At 04:32 AM 01/12/14 -0500, Jason Short wrote:
>Ross W. Wetmore wrote:
>
[...]
>>>>normalize_map_pos to wrap, since it may change the x and y coordinates 
>>>>of an unreal position. 
>> 
>> Only because you broke normalize_map_pos(). Fix that function and you 
>> won't have this problem, as well as improving its performance.

It has been broken for a number of months. Gaute, may have done the
worst damage. My apologies for using a generic second person instead
of passive structure :-).

>First off, I haven't changed normalize_map_pos at all.  But note, 
>though, that it doesn't specify what values x and y become if it returns 
>0.  It is undefined. 

First problem, though this is the current state :-).

> So if any code uses the values after it has 
>returned 0, that code is wrong. 

No, the function should specify its interface and in this case there is
a useful way to do this. Besides, *my* normalize_map_pos() does this, so
such code is correct for the corecleanups, care to join me :-?.

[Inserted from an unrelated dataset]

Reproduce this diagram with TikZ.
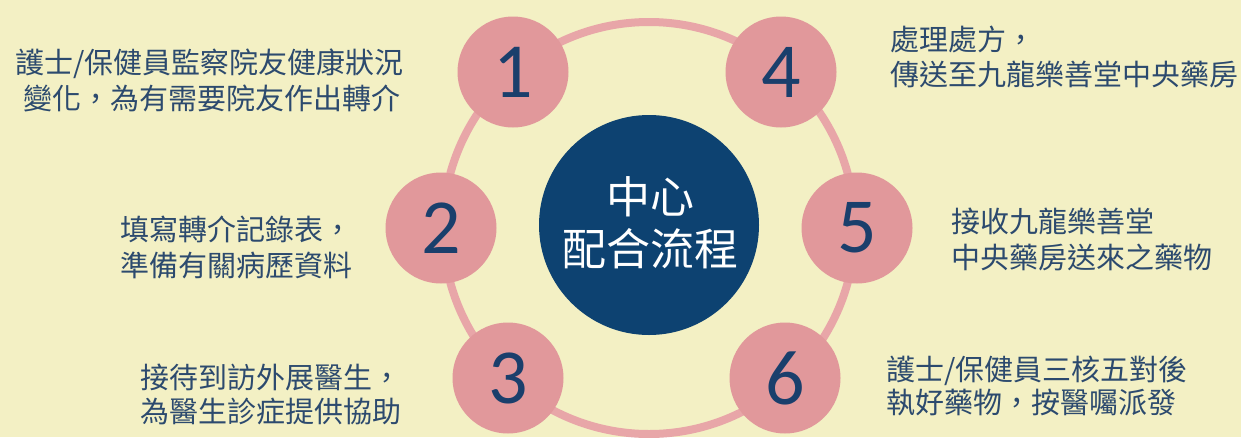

> There's a good reason for this, too: if 
>you _were_ to specify what the x and y values were to become, how would 
>you define them?  (1) unchanged,

This is the obvious choice which follows all Unix standards and norms
such as cases like the infamous errno.

If you can't normalize because the coordinates are unreal you certainly
shouldn't change them to something else. Besides, the test for realness
is quick and doing this first means means you don't waste cycles doing 
the hard computations until you know you both need them and can do them.

Note, the alternative here is to explictly separate the is_real() check
from normalize_map_pos(), then you do both stopping before you munge
the values even with a broken normalize_map_pos(). 

It is actually a fundamental error to try to normalize something that 
is unreal, so doing things as done in CVS is both practically and 
conceptually wrong. It is no wonder this causes problems :-).

> (2) x value wrapped, y unchanged, or 
>(3) x value wrapped, y value clipped?  All three of these have valid 
>arguments in favor of them. 

Yes, all various flavours of void_tile-ism in some of its most insidious
forms :-).

Doing spurious bogus fixups, just makes for endless buggy code which 
has been the subject of months of cleanup operations. There is certainly
no point reintroducing such practices, no matter how convenient the 
void_tile argument sound for covering up general sloppiness. 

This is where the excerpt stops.